她到底什麼事?
我回了家,家裏的保姆阿姨和管家傭人看見我,如同看見了救命稻草。
“先生,您可回來了,謝天謝地!”
“您不在,這三天都是我們在照顧柳總,可無論怎麼做,她都不滿意,好幾次大發雷霆,您要是再不回來,我們恐怕都要被炒魷魚了。”
原來如此。
我恍然大悟,這就是柳月遲找我的原因。
她習慣了我的無微不至,身邊沒有我這個比傭人還稱職的丈夫,她過的不舒心。
可柳月遲啊,我很快就要走了,你最好快點習慣。
往後餘生,你不會再見到我,我也不會再記得你。
我讓家裏的保姆管家都放寬心,然後才走進了客廳,家裏亂的超乎我的想象,滿地都是亂七八糟的東西,像是遭了賊。
柳月遲坐在沙發上,臉色憔悴,雙眼黯淡無光。
可她很快就看到了我,眼神猛地亮了起來。
“你這三天去哪了,為什麼不接電話,不回消息?”
“那晚我傷得很重,失血過多,在醫院治療了三天,手機沒電關機了。”
“哪家醫院?怎麼不告訴我?”
“就在你為司宸佑叫走全院醫生的那家。”
我語氣平靜,卻聽得柳月遲一陣心慌,她眼神愧疚的跟我解釋:“那晚我不是有意丟下你,宸佑從小就有暈血的毛病,我遷就他習慣了。
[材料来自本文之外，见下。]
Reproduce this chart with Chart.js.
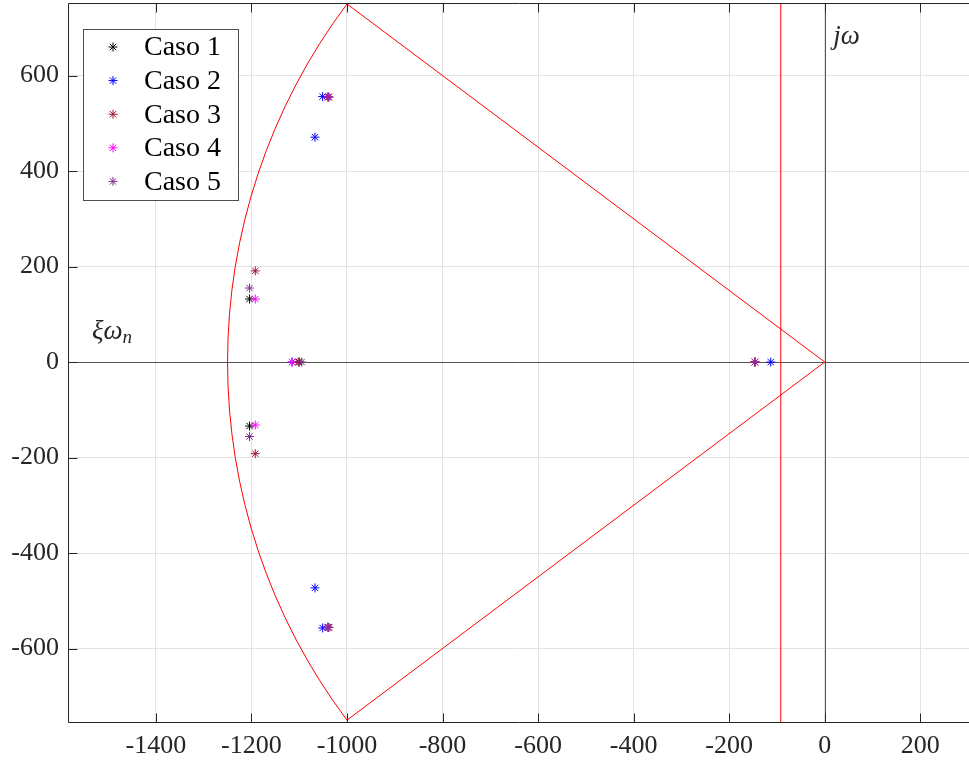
<!DOCTYPE html>
<html>
<head>
<meta charset="utf-8">
<script src="https://cdn.jsdelivr.net/npm/chart.js@4/dist/chart.umd.min.js"></script>
<style>
  body { margin: 0; background: #fff; }
  #wrap { width: 969px; height: 765px; }
</style>
</head>
<body>
<div id="wrap"><canvas id="polos" width="969" height="765"></canvas></div>
<script>
// Polos de cada caso: [parte real, parte imaginaria]
const polosCaso1 = [[-1204, 132], [-1204, -134], [-1100, 0], [-1040, 555], [-1040, -555], [-146, 0]];
const polosCaso2 = [[-1051, 556], [-1051, -557], [-1067, 471], [-1067, -473], [-1115, 0], [-113, 0]];
const polosCaso3 = [[-1192, 191], [-1192, -192], [-1102, 0], [-1038, 555], [-1038, -556], [-146, 0]];
const polosCaso4 = [[-1192, 132], [-1192, -132], [-1115, 0], [-1040, 555], [-1040, -556], [-146, 0]];
const polosCaso5 = [[-1204, 155], [-1204, -156], [-1095, 0], [-1038, 555], [-1038, -556], [-146, 0]];

const casos = ['Caso 1', 'Caso 2', 'Caso 3', 'Caso 4', 'Caso 5'];
const colores = ['#000000', '#0000ff', '#a2142f', '#ff00ff', '#7e2f8e'];
const polos = [polosCaso1, polosCaso2, polosCaso3, polosCaso4, polosCaso5];

// Region de diseno (sector + arco + limite vertical)
const sectorVertices = [[-1000, 750], [0, 0], [-1000, -750]];
const sectorRadio = 1250;
const limiteSigma = -92;

// Ejes
const xLim = [-1584, 302];
const yLim = [-756, 752];
const xTicks = [-1400, -1200, -1000, -800, -600, -400, -200, 0, 200];
const yTicks = [-600, -400, -200, 0, 200, 400, 600];

const fuente = '"Liberation Serif", "Times New Roman", serif';
const colorEje = '#262626';

const toXY = arr => arr.map(p => ({ x: p[0], y: p[1] }));

const datasets = [];
polos.forEach((arr, i) => {
    datasets.push({
        label: casos[i],
        data: toXY(arr),
        pointStyle: 'star',
        pointRadius: 4.5,
        pointHoverRadius: 4.5,
        borderColor: colores[i],
        backgroundColor: colores[i],
        pointBorderWidth: 1,
        showLine: false,
        order: 5 - i
    });
});
datasets.push({
    label: 'sector',
    data: toXY(sectorVertices),
    showLine: true,
    pointRadius: 0,
    borderColor: '#ff0000',
    borderWidth: 1,
    order: 20
});
datasets.push({
    label: 'limite',
    data: [{ x: limiteSigma, y: yLim[0] }, { x: limiteSigma, y: yLim[1] }],
    showLine: true,
    pointRadius: 0,
    borderColor: '#ff0000',
    borderWidth: 1,
    order: 20
});

function drawStar(ctx, x, y, r, color) {
    ctx.save();
    ctx.strokeStyle = color;
    ctx.lineWidth = 1;
    ctx.beginPath();
    const d = r * Math.SQRT1_2;
    ctx.moveTo(x - r, y); ctx.lineTo(x + r, y);
    ctx.moveTo(x, y - r); ctx.lineTo(x, y + r);
    ctx.moveTo(x - d, y - d); ctx.lineTo(x + d, y + d);
    ctx.moveTo(x - d, y + d); ctx.lineTo(x + d, y - d);
    ctx.stroke();
    ctx.restore();
}

// Ejes en cero y arco, debajo de los polos
const fondoPlugin = {
    id: 'fondo',
    beforeDatasetsDraw(chart) {
        const { ctx, chartArea: a, scales: { x, y } } = chart;
        const x0 = x.getPixelForValue(0);
        const y0 = y.getPixelForValue(0);
        ctx.save();
        ctx.beginPath();
        ctx.rect(a.left, a.top, a.right - a.left, a.bottom - a.top);
        ctx.clip();
        ctx.strokeStyle = '#555555';
        ctx.lineWidth = 1;
        ctx.beginPath();
        ctx.moveTo(Math.round(x0) + 0.5, a.top);
        ctx.lineTo(Math.round(x0) + 0.5, a.bottom);
        ctx.moveTo(a.left, Math.round(y0) + 0.5);
        ctx.lineTo(a.right, Math.round(y0) + 0.5);
        ctx.stroke();

        // arco de radio constante
        const rx = Math.abs(x.getPixelForValue(sectorRadio) - x0);
        const ry = Math.abs(y.getPixelForValue(sectorRadio) - y0);
        const ang = Math.atan2(sectorVertices[0][1], -sectorVertices[0][0]);
        ctx.strokeStyle = '#ff0000';
        ctx.beginPath();
        ctx.ellipse(x0, y0, rx, ry, 0, Math.PI - ang, Math.PI + ang, false);
        ctx.stroke();
        ctx.restore();
    }
};

// Caja, marcas hacia dentro, leyenda y etiquetas
const adornosPlugin = {
    id: 'adornos',
    afterDraw(chart) {
        const { ctx, chartArea: a, scales: { x, y } } = chart;
        const L = Math.round(a.left) + 0.5, T = Math.round(a.top) + 0.5, B = Math.round(a.bottom) - 0.5;
        ctx.save();
        ctx.strokeStyle = colorEje;
        ctx.lineWidth = 1;
        ctx.beginPath();
        ctx.moveTo(a.right + 2, T); ctx.lineTo(L, T); ctx.lineTo(L, B); ctx.lineTo(a.right + 2, B);
        xTicks.forEach(v => {
            const px = Math.round(x.getPixelForValue(v)) + 0.5;
            ctx.moveTo(px, B); ctx.lineTo(px, B - 9);
            ctx.moveTo(px, T); ctx.lineTo(px, T + 9);
        });
        yTicks.forEach(v => {
            const py = Math.round(y.getPixelForValue(v)) + 0.5;
            ctx.moveTo(L, py); ctx.lineTo(L + 9, py);
        });
        ctx.stroke();

        // leyenda
        const lx = 83.5, ly = 29.5, lw = 155, lh = 171;
        ctx.fillStyle = '#ffffff';
        ctx.fillRect(lx, ly, lw, lh);
        ctx.strokeStyle = '#4d4d4d';
        ctx.strokeRect(lx, ly, lw, lh);
        ctx.font = '28px ' + fuente;
        ctx.textBaseline = 'middle';
        ctx.textAlign = 'left';
        casos.forEach((c, i) => {
            const ry = 47 + i * 33.6;
            drawStar(ctx, 113, ry, 4.5, colores[i]);
            ctx.fillStyle = '#000000';
            ctx.fillText(c, 144, ry + 1);
        });

        // etiquetas de los ejes
        ctx.fillStyle = '#262626';
        ctx.font = 'italic 27px ' + fuente;
        ctx.fillText('j\u03c9', x.getPixelForValue(18), y.getPixelForValue(681));
        const ex = x.getPixelForValue(-1534), ey = y.getPixelForValue(64);
        ctx.fillText('\u03be\u03c9', ex, ey);
        const w = ctx.measureText('\u03be\u03c9').width;
        ctx.font = 'italic 19px ' + fuente;
        ctx.fillText('n', ex + w, ey + 7);
        ctx.restore();
    }
};

new Chart(document.getElementById('polos').getContext('2d'), {
    type: 'scatter',
    data: { datasets: datasets },
    options: {
        responsive: false,
        animation: false,
        events: [],
        layout: { autoPadding: false, padding: { top: 3, right: 0, left: 0, bottom: 0 } },
        plugins: {
            legend: { display: false },
            tooltip: { enabled: false }
        },
        scales: {
            x: {
                type: 'linear',
                min: xLim[0],
                max: xLim[1],
                afterBuildTicks: s => { s.ticks = xTicks.map(v => ({ value: v })); },
                afterFit: s => { s.height = 42; s.paddingLeft = 0; s.paddingRight = 0; },
                grid: { color: '#e3e3e3', drawTicks: false },
                border: { display: false },
                ticks: {
                    color: colorEje,
                    font: { family: fuente, size: 26 },
                    padding: 8,
                    maxRotation: 0,
                    callback: v => String(v)
                }
            },
            y: {
                type: 'linear',
                min: yLim[0],
                max: yLim[1],
                afterBuildTicks: s => { s.ticks = yTicks.map(v => ({ value: v })); },
                afterFit: s => { s.width = 68; s.paddingTop = 0; s.paddingBottom = 0; },
                grid: { color: '#e3e3e3', drawTicks: false },
                border: { display: false },
                ticks: {
                    color: colorEje,
                    font: { family: fuente, size: 26 },
                    padding: 9,
                    callback: v => String(v)
                }
            }
        }
    },
    plugins: [fondoPlugin, adornosPlugin]
});
</script>
</body>
</html>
”
“你當時流了那麼多血,要是一起走,宸佑肯定會嚇壞的,不過後來你到了醫院,應該跟我說一聲,我會去看你。”
這算是她對我的關心嗎?
我內心自嘲一笑。
柳月遲,你遷就他習慣了,卻忘了我遷就了你七年。
你隻是怕他被嚇壞,可你知不知道,失血過多是會死人的。
我在醫院住了三天,你如果真對我有一點關心,那早就該發現的。
“不用解釋,我不在意。”
“我累了,這兩天你跟司宸佑出去吃吧,不用叫我。”
我準備上樓,柳月遲卻叫住了我。
“我知道你不習慣,所以讓宸佑搬走了。”
“柏簡,我有東西要送給你。”
柳月遲拿著一個精致的禮物盒走到我麵前,準備親手給我戴上腕表,卻看見了我手上嚴重的傷口。
她擰住了眉頭。
“這是怎麼回事?不像是玻璃碎片劃傷的。”
“哦,確實不是,這是你那晚推開我奔向司宸佑時,碰傷的。”
柳月遲一愣,沉默了半晌。
“對不起,這塊腕表是我對你的補償,你如果不滿意,我帶你去買其他東西,直到你滿意為止。”
原來是補償。
結婚七年,柳月遲送給我的第一件禮物,是因為她的白月光而忽略我的補償。
沒有任何意義,隻是想讓我滿意,不計前嫌。
不計前嫌之後呢?
繼續當個合格的傭人伺候她嗎?
對不起,柳月遲,這禮物太重,我不敢要。
“不了,我沒有戴腕表的習慣。”
“那你喜歡什麼,我可以送你其他......”
這時,柳月璃帶著司宸佑推門進來,嘴裏還在聊著天。
“宸佑哥,你幹嘛從家裏搬走,這才住了幾天啊,是不是因為家裏有那個窮人,所以你不舒心?”
“沒關係,我叫我姐陪你出去住。”
下一秒,她看見了柳月遲手上的腕表。
“呀,姐,這不是宸佑哥最喜歡的那一款嗎?他昨天才提了一嘴,你今天就買回來了?姐你太會了!”
“月璃,這不是......”
柳月遲欲言又止,司宸佑卻已經將腕表拿了過去,愛不釋手。
“謝謝你,月遲,我很喜歡。”
“不,宸佑,其實......”
“其實什麼?”
柳月遲還在為難,我搶先一步將她手裏的禮物盒也交給司宸佑。
“其實,她早就想給你準備一個驚喜,你喜歡就好。”
與柳月遲相伴七年,我了解她的性格。
如果真想送給我,那她早就解釋清楚了,可她沒有。
既如此,我何必自取其辱呢?
我輕輕一笑,轉身上了樓。
柳月遲愣住,下意識的看向我的背影。
這一刻,我的大度讓她有種無所適從的感覺。